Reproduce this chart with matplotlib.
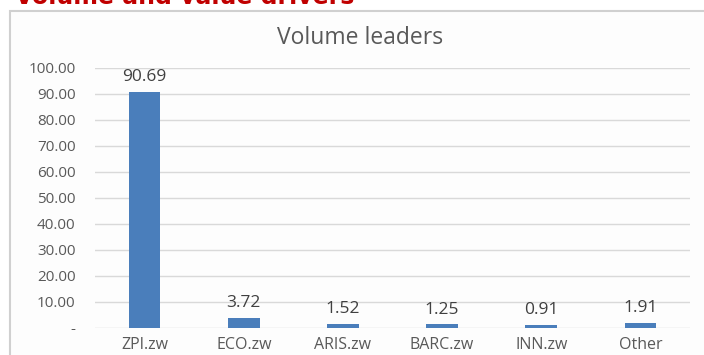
import matplotlib
matplotlib.use("Agg")
import matplotlib.pyplot as plt
from matplotlib.patches import Rectangle

categories = ["ZPI.zw", "ECO.zw", "ARIS.zw", "BARC.zw", "INN.zw", "Other"]
values = [90.69, 3.72, 1.52, 1.25, 0.91, 1.91]
yticks = [0, 10, 20, 30, 40, 50, 60, 70, 80, 90, 100]
ytick_labels = ["-", "10.00", "20.00", "30.00", "40.00", "50.00", "60.00",
                "70.00", "80.00", "90.00", "100.00"]
chart_title = "Volume leaders"
page_title = "Volume and value drivers"

plt.rcParams['font.family'] = ['Open Sans', 'DejaVu Sans']

W, H = 704, 355
fig = plt.figure(figsize=(W / 100, H / 100), dpi=100)
fig.patch.set_facecolor("white")

# chart frame
frame = Rectangle((10 / W, -0.1), 1.2, 1 - 11 / H + 0.1,
                  transform=fig.transFigure, facecolor="#fdfdfd",
                  edgecolor="#d0d0d0", linewidth=1.5, zorder=-5)
fig.patches.append(frame)

# clipped page heading
fig.text(15 / W, 1 - 4.5 / H, page_title, color="#c00000", fontsize=17,
         fontweight="bold", family=["DejaVu Sans"], ha="left", va="baseline")

ax = fig.add_axes([95 / W, 1 - 327.7 / H, 595 / W, 260 / H])
ax.set_zorder(2)
ax.set_facecolor("none")
x = list(range(len(categories)))
ax.bar(x, values, width=0.32, color="#4a7ebb", zorder=3)
ax.set_xlim(-0.5, len(categories) - 0.5)
ax.set_ylim(0, 100)
ax.set_yticks(yticks)
ax.set_yticklabels(ytick_labels)
ax.set_xticks(x)
ax.set_xticklabels(categories)
ax.grid(axis="y", color="#d9d9d9", linewidth=1.0, zorder=0)
for s in ax.spines.values():
    s.set_visible(False)
ax.tick_params(axis="both", length=0, colors="#595959")
ax.tick_params(axis="y", pad=14, labelsize=11)
ax.tick_params(axis="x", pad=7, labelsize=11.5)

for xi, v in zip(x, values):
    ax.annotate(f"{v:.2f}", (xi, v), xytext=(0, 5), textcoords="offset points",
                ha="center", va="bottom", color="#404040", fontsize=12.5,
                fontweight="medium")

fig.text(360 / W, 1 - 38 / H, chart_title, ha="center", va="center",
         color="#595959", fontsize=16.5)

fig.savefig("out.png", dpi=100)
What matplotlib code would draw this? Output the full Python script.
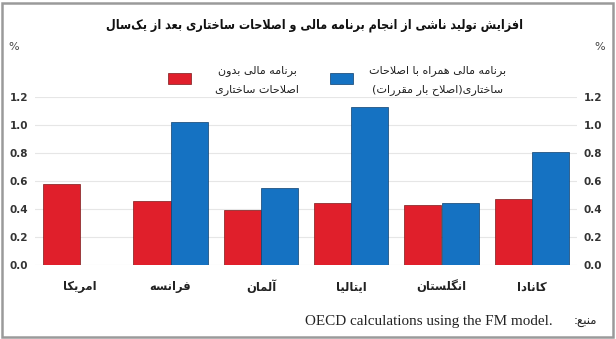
* * * * * * * * *
Stated goal: Keep the pictures out of the copy and write out the data exactly as it stands.

Result of the exercise:
Reproduce this chart with matplotlib.
import matplotlib
matplotlib.use("Agg")
import matplotlib.pyplot as plt
from matplotlib.patches import Rectangle

categories = ["ZPI.zw", "ECO.zw", "ARIS.zw", "BARC.zw", "INN.zw", "Other"]
values = [90.69, 3.72, 1.52, 1.25, 0.91, 1.91]
yticks = [0, 10, 20, 30, 40, 50, 60, 70, 80, 90, 100]
ytick_labels = ["-", "10.00", "20.00", "30.00", "40.00", "50.00", "60.00",
                "70.00", "80.00", "90.00", "100.00"]
chart_title = "Volume leaders"
page_title = "Volume and value drivers"

plt.rcParams['font.family'] = ['Open Sans', 'DejaVu Sans']

W, H = 704, 355
fig = plt.figure(figsize=(W / 100, H / 100), dpi=100)
fig.patch.set_facecolor("white")

# chart frame
frame = Rectangle((10 / W, -0.1), 1.2, 1 - 11 / H + 0.1,
                  transform=fig.transFigure, facecolor="#fdfdfd",
                  edgecolor="#d0d0d0", linewidth=1.5, zorder=-5)
fig.patches.append(frame)

# clipped page heading
fig.text(15 / W, 1 - 4.5 / H, page_title, color="#c00000", fontsize=17,
         fontweight="bold", family=["DejaVu Sans"], ha="left", va="baseline")

ax = fig.add_axes([95 / W, 1 - 327.7 / H, 595 / W, 260 / H])
ax.set_zorder(2)
ax.set_facecolor("none")
x = list(range(len(categories)))
ax.bar(x, values, width=0.32, color="#4a7ebb", zorder=3)
ax.set_xlim(-0.5, len(categories) - 0.5)
ax.set_ylim(0, 100)
ax.set_yticks(yticks)
ax.set_yticklabels(ytick_labels)
ax.set_xticks(x)
ax.set_xticklabels(categories)
ax.grid(axis="y", color="#d9d9d9", linewidth=1.0, zorder=0)
for s in ax.spines.values():
    s.set_visible(False)
ax.tick_params(axis="both", length=0, colors="#595959")
ax.tick_params(axis="y", pad=14, labelsize=11)
ax.tick_params(axis="x", pad=7, labelsize=11.5)

for xi, v in zip(x, values):
    ax.annotate(f"{v:.2f}", (xi, v), xytext=(0, 5), textcoords="offset points",
                ha="center", va="bottom", color="#404040", fontsize=12.5,
                fontweight="medium")

fig.text(360 / W, 1 - 38 / H, chart_title, ha="center", va="center",
         color="#595959", fontsize=16.5)

fig.savefig("out.png", dpi=100)
What matplotlib code would draw this? Output the full Python script.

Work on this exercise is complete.